== GIVEN DATA ==
+--

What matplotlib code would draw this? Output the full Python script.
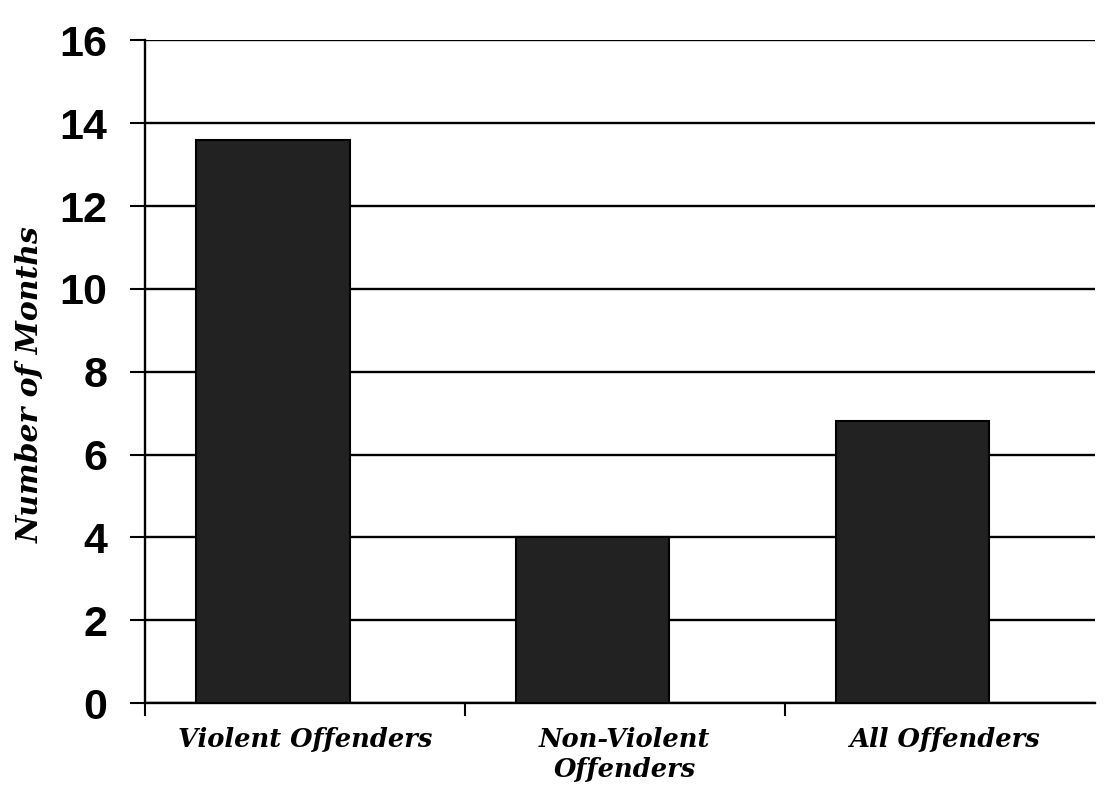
import matplotlib
matplotlib.use("Agg")
import matplotlib.pyplot as plt
import numpy as np

categories = ["Violent Offenders", "Non-Violent\nOffenders", "All Offenders"]
months = [13.6, 4.0, 6.8]
yticks = [0, 2, 4, 6, 8, 10, 12, 14, 16]

fig = plt.figure(figsize=(11.07, 7.91), dpi=100)
ax = fig.add_axes([0.131, 0.111, 0.858, 0.838])

x = np.arange(len(categories))
bar_x = x - 0.1
ax.bar(bar_x, months, width=0.48, color="#222222", edgecolor="black",
       linewidth=1.5, zorder=3)

ax.set_xlim(-0.5, 2.47)
ax.set_ylim(0, 16)
ax.set_yticks(yticks)
ax.set_yticklabels([str(v) for v in yticks], fontfamily="Liberation Sans",
                   fontweight="bold", fontsize=31)
ax.yaxis.grid(True, color="black", linewidth=1.7, zorder=1)
ax.set_axisbelow(True)

ax.set_xticks(x)
ax.set_xticklabels(categories, fontfamily="DejaVu Serif", fontweight="bold",
                   fontstyle="italic", fontsize=18.5, linespacing=1.25)
ax.set_xticks(x - 0.5, minor=True)
ax.tick_params(axis="x", which="major", length=0, pad=17)
ax.tick_params(axis="x", which="minor", length=9, width=1.5, direction="out")
ax.tick_params(axis="y", which="major", length=11, width=1.5, direction="out", pad=16)

for s in ["top", "right"]:
    ax.spines[s].set_visible(False)
for s in ["left", "bottom"]:
    ax.spines[s].set_linewidth(1.7)
    ax.spines[s].set_color("black")

ax.set_ylabel("Number of Months", fontfamily="DejaVu Serif", fontweight="bold",
              fontstyle="italic", fontsize=21.5)
ax.yaxis.set_label_coords(-0.106, 0.48)

fig.savefig("out.png", dpi=100, facecolor="white")
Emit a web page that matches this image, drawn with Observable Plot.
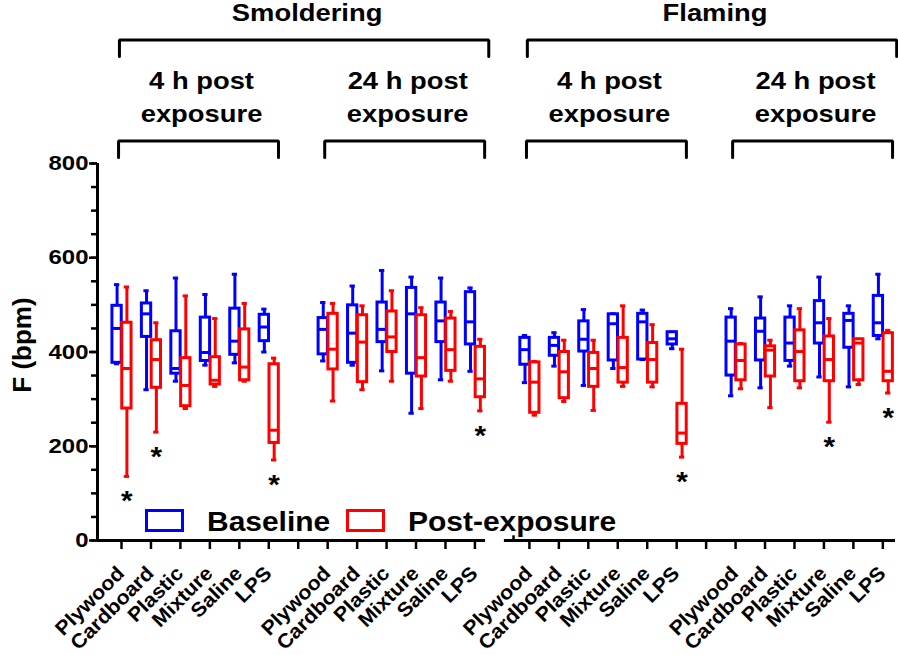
<!DOCTYPE html>
<html><head><meta charset="utf-8">
<script src="https://cdn.jsdelivr.net/npm/d3@7"></script>
<script src="https://cdn.jsdelivr.net/npm/@observablehq/plot@0.6"></script>
<style>
body{margin:0;background:#fff;}
#wrap{position:relative;width:898px;height:655px;font-family:"Liberation Sans",Arial,Helvetica,sans-serif;font-weight:bold;}
.lgbox{position:absolute;box-sizing:border-box;width:39px;height:23px;border:3px solid;background:#fff;}
.lgtext{position:absolute;font-size:28px;line-height:28px;white-space:nowrap;transform-origin:0 50%;color:#000;}
</style></head><body><div id="wrap"></div>
<script>
// ---------- data ----------
const categories = ["Plywood","Cardboard","Plastic","Mixture","Saline","LPS"];
const fireTypes = ["Smoldering","Flaming"];
const timePoints = ["4 h post\nexposure","24 h post\nexposure"];
const seriesNames = ["Baseline","Post-exposure"];
const yTicks = [0,200,400,600,800];
const yMinorStep = 50;
// each entry: [min, q1, median, q3, max] in bpm
const smold4Baseline = [[375,377,450,498,543],[320,432,481,503,530],[338,354,365,444,557],[372,381,399,473,522],[377,394,423,492,565],[400,423,453,479,491]];
const smold4Post     = [[136,280,365,462,538],[230,324,384,425,462],[280,285,329,387,519],[327,331,340,389,471],[338,340,368,448,503],[171,207,234,374,387]];
const smold24Baseline= [[381,395,448,472,505],[372,377,440,499,540],[360,421,448,505,573],[270,354,481,536,559],[341,421,466,505,557],[359,416,464,527,536]];
const smold24Post    = [[296,363,406,481,503],[320,336,421,478,498],[338,400,432,486,530],[280,348,388,478,494],[338,360,405,471,486],[275,304,343,411,427]];
const flam4Baseline  = [[335,373,405,430,435],[370,392,414,430,441],[329,401,427,465,490],[365,382,460,480,481],[384,384,464,481,489],[407,416,428,442,442]];
const flam4Post      = [[266,271,336,378,380],[295,302,358,400,425],[276,326,365,398,425],[327,335,367,430,498],[326,335,384,419,458],[177,205,228,290,406]];
const flam24Baseline = [[307,350,423,473,492],[324,382,444,471,517],[370,381,419,473,498],[347,418,462,508,559],[326,409,467,481,498],[428,434,462,519,565]];
const flam24Post     = [[322,340,382,416,418],[282,348,404,412,425],[324,338,401,446,492],[251,338,384,433,471],[331,340,419,427,427],[313,338,359,440,446]];
// significant post-exposure vs baseline (*)
const smold4Sig = ["Plywood","Cardboard","LPS"];
const smold24Sig = ["LPS"];
const flam4Sig = ["LPS"];
const flam24Sig = ["Mixture","LPS"];

// ---------- layout ----------
const W = 898, H = 655, mL = 97, mR = 3, mT = 163, mB = 115;
const xDomain = [-0.815, 26.28];
const fireStart = [0, 13.85];
const groupStart = [0, 7, 13.85, 20.85];
const slotsPerFire = 13;
const colors = {"Baseline": "#0000ff", "Post-exposure": "#ff0000"};
const seriesOffset = {"Baseline": -0.15, "Post-exposure": 0.183};
const boxHalf = 0.158, capHalf = 0.09;
const px2v = py => 800 * (H - mB - py) / (H - mB - mT);

const groups = [
  {fire: 0, time: 0, sets: [smold4Baseline, smold4Post], sig: smold4Sig},
  {fire: 0, time: 1, sets: [smold24Baseline, smold24Post], sig: smold24Sig},
  {fire: 1, time: 0, sets: [flam4Baseline, flam4Post], sig: flam4Sig},
  {fire: 1, time: 1, sets: [flam24Baseline, flam24Post], sig: flam24Sig}
];

const rows = [];
groups.forEach((g, gi) => {
  categories.forEach((c, ci) => {
    seriesNames.forEach((s, si) => {
      const [mn, q1, md, q3, mx] = g.sets[si][ci];
      rows.push({gi, ci, category: c, series: s, x: groupStart[gi] + ci + seriesOffset[s],
        min: mn, q1, med: md, q3, max: mx, sig: si === 1 && g.sig.includes(c)});
    });
  });
});

const catLabels = [];
groups.forEach((g, gi) => categories.forEach((c, ci) => catLabels.push({x: groupStart[gi] + ci, text: c})));
const slots = [];
fireStart.forEach(f => d3.range(slotsPerFire).forEach(i => slots.push(f + i)));
const axisSegments = [{x1: xDomain[0], x2: 12.36}, {x1: 13.0, x2: xDomain[1]}];
const breakTick = [13.31];

// brackets
const bracketPts = [];
const topBr = fireTypes.map((f, i) => ({x1: fireStart[i] - 0.07, x2: fireStart[i] + 12.47, label: f}));
const subBr = groups.map((g, gi) => ({x1: groupStart[gi] - 0.1, x2: groupStart[gi] + 5.33, label: timePoints[g.time]}));
function addBracket(b, id, yTop, yLeg) {
  bracketPts.push({id, x: b.x1, y: px2v(yLeg)}, {id, x: b.x1, y: px2v(yTop)},
                  {id, x: b.x2, y: px2v(yTop)}, {id, x: b.x2, y: px2v(yLeg)});
}
topBr.forEach((b, i) => addBracket(b, "t" + i, 39.5, 56));
subBr.forEach((b, i) => addBracket(b, "s" + i, 140.5, 157));

const seriesMarks = seriesNames.flatMap(s => {
  const d = rows.filter(r => r.series === s);
  const col = colors[s];
  return [
    Plot.ruleX(d, {x: "x", y1: "min", y2: "max", stroke: col, strokeWidth: 3}),
    Plot.ruleY(d, {y: "min", x1: r => r.x - capHalf, x2: r => r.x + capHalf, stroke: col, strokeWidth: 3}),
    Plot.ruleY(d, {y: "max", x1: r => r.x - capHalf, x2: r => r.x + capHalf, stroke: col, strokeWidth: 3}),
    Plot.rect(d, {x1: r => r.x - boxHalf, x2: r => r.x + boxHalf, y1: "q1", y2: "q3", fill: "white", stroke: col, strokeWidth: 3}),
    Plot.ruleY(d, {y: "med", x1: r => r.x - boxHalf, x2: r => r.x + boxHalf, stroke: col, strokeWidth: 3})
  ];
});

const chart = Plot.plot({
  width: W, height: H, marginLeft: mL, marginRight: mR, marginTop: mT, marginBottom: mB,
  style: {fontFamily: '"Liberation Sans", Arial, Helvetica, sans-serif', fontWeight: "bold", background: "white", color: "black", overflow: "visible"},
  x: {type: "linear", domain: xDomain, label: null},
  y: {domain: [0, 800], label: null},
  marks: [
    Plot.axisY({ticks: d3.range(0, 801, yMinorStep), tickSize: 6, tickFormat: () => "", strokeWidth: 2.5, label: null}),
    Plot.axisY({ticks: yTicks, tickSize: 8, tickPadding: 1, fontSize: 21, strokeWidth: 2.5, label: null}),
    Plot.ruleX([xDomain[0]], {y1: 0, y2: 800, strokeWidth: 3}),
    Plot.axisX({ticks: slots, tickSize: 9, tickFormat: () => "", strokeWidth: 2.5, label: null}),
    Plot.ruleY(axisSegments, {y: 0, x1: "x1", x2: "x2", strokeWidth: 3}),
    Plot.ruleX(breakTick, {x: d => d, y1: 0, y2: 10, strokeWidth: 2.5}),
    Plot.text(catLabels, {x: "x", text: "text", frameAnchor: "bottom", dx: -6, dy: 24, rotate: -45, textAnchor: "end", lineAnchor: "top", fontSize: 20}),
    Plot.text(["F (bpm)"], {x: () => xDomain[0], y: () => px2v(344.5), dx: -75, rotate: -90, textAnchor: "middle", lineAnchor: "middle", fontSize: 26}),
    ...seriesMarks,
    Plot.text(rows.filter(r => r.sig), {x: "x", y: "min", text: () => "*", dy: 25, fontSize: 27}),
    Plot.line(bracketPts, {x: "x", y: "y", z: "id", stroke: "black", strokeWidth: 3, strokeLinejoin: "miter"}),
    Plot.text(topBr, {x: b => (b.x1 + b.x2) / 2, y: () => px2v(13), text: "label", dx: 3, fontSize: 24}),
    Plot.text(subBr, {x: b => (b.x1 + b.x2) / 2, y: () => px2v(80.6), text: b => b.label.split("\n")[0], dx: 3, fontSize: 24.01}),
    Plot.text(subBr, {x: b => (b.x1 + b.x2) / 2, y: () => px2v(114), text: b => b.label.split("\n")[1], dx: 3, fontSize: 24.01})
  ]
});

const wrap = document.getElementById("wrap");
wrap.appendChild(chart);

// legend
const legendLeft = [145, 346];
seriesNames.forEach((s, i) => {
  const b = document.createElement("div");
  b.className = "lgbox";
  b.style.left = legendLeft[i] + "px"; b.style.top = "509px"; b.style.borderColor = colors[s];
  wrap.appendChild(b);
  const t = document.createElement("div");
  t.className = "lgtext";
  t.textContent = s;
  t.style.left = (legendLeft[i] + 62) + "px"; t.style.top = "508px";
  t.style.transform = "scaleX(1.07)";
  wrap.appendChild(t);
});

// horizontal stretch of text to match the reference's wide lettering (anchor kept in place)
const stretch = {"24": 1.14, "24.01": 1.14, "21": 1.14, "20": 1.07, "27": 1.1};
chart.querySelectorAll("text").forEach(t => {
  if (t.querySelector("tspan")) return;
  const fs = String(parseFloat(getComputedStyle(t).fontSize));
  const s = stretch[fs];
  if (!s) return;
  const L = t.getComputedTextLength();
  if (!(L > 0)) return;
  const anchor = getComputedStyle(t).textAnchor;
  const b1 = t.getBBox();
  t.setAttribute("textLength", L * s);
  t.setAttribute("lengthAdjust", "spacingAndGlyphs");
  const b2 = t.getBBox();
  let shift;
  if (anchor === "end") shift = (b1.x + b1.width) - (b2.x + b2.width);
  else if (anchor === "middle") shift = (b1.x + b1.width / 2) - (b2.x + b2.width / 2);
  else shift = b1.x - b2.x;
  if (Math.abs(shift) > 0.01) t.setAttribute("transform", (t.getAttribute("transform") || "") + ` translate(${shift},0)`);
});
</script></body></html>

+--

== EXERCISE ==
Extract all lines from the data in which "matplotlib" is found.

== RESPONSE ==
What matplotlib code would draw this? Output the full Python script.
import matplotlib
matplotlib.use("Agg")
import matplotlib.pyplot as plt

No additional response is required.